By Dr. Warren Wood, Research Geophysicist, U.S. Naval Research Laboratory
June 24, 2019
Today we are mobilizing – moving equipment onto the ship and making sure everything works as it is supposed to. Things are much easier to fix at the dock than when we are at sea. While that is going on, I wanted to take this opportunity to explain a little better about how machine learning will be used on this cruise.
Plot of a bathymetric slope in degrees for a fairly large region (1.5 x 1.5 arc degrees) covering our study area. The slope of the seafloor is one of the quantities that we will be using to try to correlate with microbiomes. Image courtesy of Microbial Stowaways. Download larger version (jpg, 3.8 MB).
Machine learning refers to a recently developed type of computer algorithm (program or “App”) that has grown out of, and is similar to, other kinds of artificial intelligence. Machine learning (ML) finds patterns and correlations in data that may be difficult, or just time consuming, for a human to do. It does not tell us why the correlations exist, only how good the correlations are. ML does not “do” science, but it helps us perform the observation portion of the scientific method by picking out patterns. Generating a testable hypothesis still requires a trained scientist.
A simple example of ML is the identification of a particular animal, let’s say a cat, in a large number of photographs. The ML algorithm must be trained with many pictures that include cats at all available angles, poses, environments, and lighting conditions. The algorithm must also be shown pictures with no cats (“not cat”). If it has only seen cats, it will think everything is a cat. If it has been shown only cats in grass, it cannot distinguish between the two, and will likely identify a picture of just grass as “cat.” ML algorithms can only identify what they have been trained to see.
On this cruise, we will be examining the microbes associated with shipwrecks in the Gulf of Mexico.
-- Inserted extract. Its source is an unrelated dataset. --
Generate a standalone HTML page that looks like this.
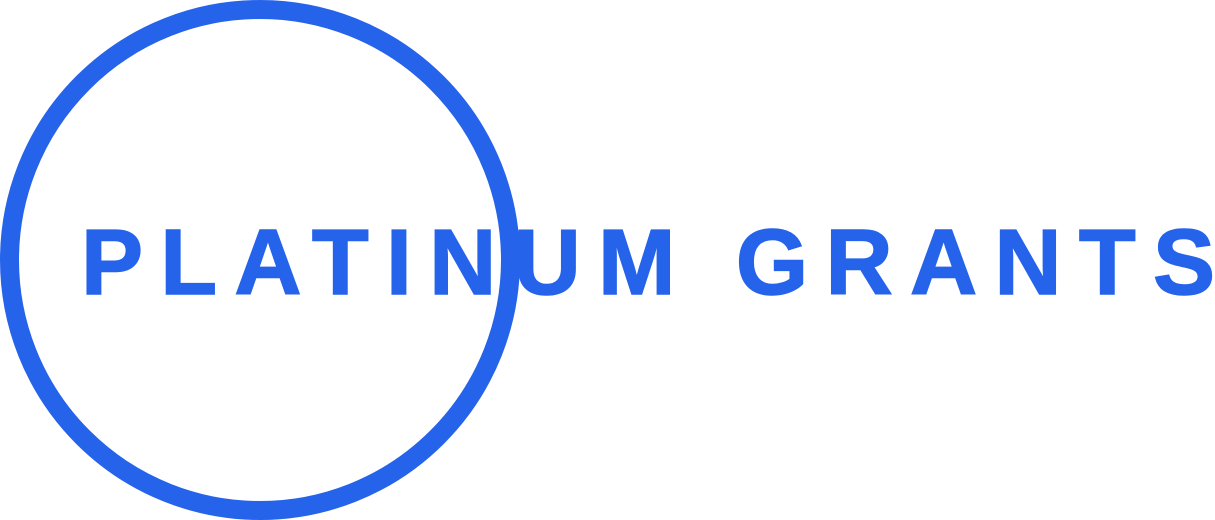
<!DOCTYPE html>
<html>
<head>
<meta charset="utf-8">
<style>
  html,body{margin:0;padding:0;background:#ffffff;}
  body{width:1215px;height:520px;overflow:hidden;}
  svg{display:block;}
</style>
</head>
<body>
<svg width="1215" height="520" viewBox="0 0 1215 520">
  <circle cx="260" cy="260" r="250.5" fill="none" stroke="#2563EB" stroke-width="19"/>
  <text x="81" y="294" font-family="Liberation Sans, Arial, sans-serif" font-weight="bold" font-size="93" fill="#2563EB" stroke="#2563EB" stroke-width="1.5" textLength="1134" lengthAdjust="spacing">PLATINUM GRANTS</text>
</svg>
</body>
</html>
We will be using machine learning to determine how well various seafloor quantities, like seafloor slope, distance from the wreck, bottom water current speed, etc., correlate with the various microbial communities around shipwrecks. In our case, we are interested in specific genetic traits of a group of microbes – the genes associated with consuming the metal or wood of wrecks. These genomes are analogous to the cats in the example above. We need to find enough examples of the “cats” (genetic markers) and “not cats” in enough different environments that we can correlate the environment to the presence of the genetic markers.
Unlike the example with cats, the genetic markers that we use to train the ML algorithm must be carefully sampled (by the remotely operated vehicle) and put through a series of sophisticated biochemical processing steps to distinguish presence from absence of genetic markers. The environment where the samples were acquired must be carefully documented. The challenge is to find which aspects of the environment correlate with which genetic markers – if any! Nature is not guaranteed to be easily understandable, but we are using state-of-the-art marine technology, biochemistry, genetics, and computer science to find out what we can!